# Beno's last 5 games: 22.6 points, 56.5 FG%, 5.8 assists



## Peja Vu (Jun 9, 2002)

So, yeah, his audition is going pretty well.

2/27 vs. Atlanta: 25 Points, 8 Assists, and 1 Turnover
2/29 vs Dallas: 25 Points, 5 Assists, and 1 Turnover
3/2 vs. Miami: 23 Points, 9 Assists, and 0 Turnovers


----------



## Peja Vu (Jun 9, 2002)

*Re: Beno's last 3 games: 73 Points, 22 Assists, and 2 Turnover*

Beno creates a buzz 



> Beno Udrih didn't need to look. That reverse layup while driving the baseline in the fourth quarter looked so much better with a nonchalant gaze hinting that a pass was coming.
> 
> And it wasn't the only highlight for Udrih on Sunday.
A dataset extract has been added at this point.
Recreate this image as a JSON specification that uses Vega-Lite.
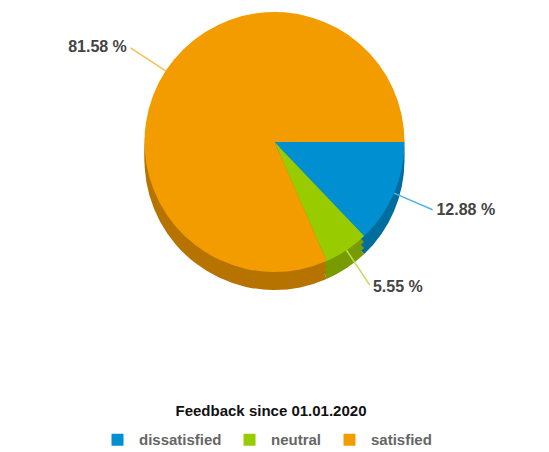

The Kings point guard with the boyish haircut scored 23 points with nine assists, four rebounds and no turnovers.
> 
> ...


----------



## Peja Vu (Jun 9, 2002)

*Re: Beno's last 3 games: 73 Points, 22 Assists, and 2 Turnover*

Ultra Udrih



> Confidence – in himself and from his teammates and coaches – goes a long way, Beno Udrih said.
> 
> "I'm trying to make the right decisions, pass the ball to the right player at the right moment and trying to run the team," Udrih said. "We are all in this together."
> 
> ...


----------



## Peja Vu (Jun 9, 2002)

*Re: Beno's last 3 games: 73 Points, 22 Assists, and 2 Turnover*

Udrih has case for long stay



> The day after the Timberwolves waived Udrih, they learned Foye had a stress reaction in his kneecap. Foye missed the season's first 43 games. Ironically, Timberwolves vice president of basketball operations Kevin McHale told Minnesota media that his questions about Udrih's durability were a factor in his decision to cut the guard.
> 
> "When you do your investigation, I guess the biggest concern I had was that (San Antonio) really felt that, injury-wise, he had been hurt quite a bit," McHale said. "You're (thinking), Well, we've got unknowns right now (on the roster). I don't think we were in a situation where we were willing to bring in two unknowns. We already had Sebastian here."
> 
> ...


----------



## Ruff Draft (Nov 21, 2004)

When Gilbert is away, Beno will play!


... In regards to ym fantasy team.


----------



## Peja Vu (Jun 9, 2002)

25 Points, 10 Assists, 2 Turnovers tonight against the Lakers.


----------



## Peja Vu (Jun 9, 2002)

Udrih makes strong case for Kings to retain him



> He isn't spectacular like Jason Williams. He hasn't humbled the Los Angeles Lakers with a leaning, last-second jumper in the playoffs. He doesn't have an entourage. Heck, he didn't even have a job when the season began.
> 
> But as the Kings crawl toward the draft lottery and another offseason of changes, Beno Udrih, despite having unusually small hands and fingers for an NBA point guard, retains a vise-like grip on the starting position.
> 
> ...


----------



## Pain5155 (May 28, 2006)

spurs shouldve kept him


----------



## Wade County (Jun 22, 2003)

If the Heat get the number 1 pick, we should come after Udrih. We need a solid, steady young point next to Wade - this guy has serious game. Never understood why the Spurs (and Twolves!) didnt want him.


----------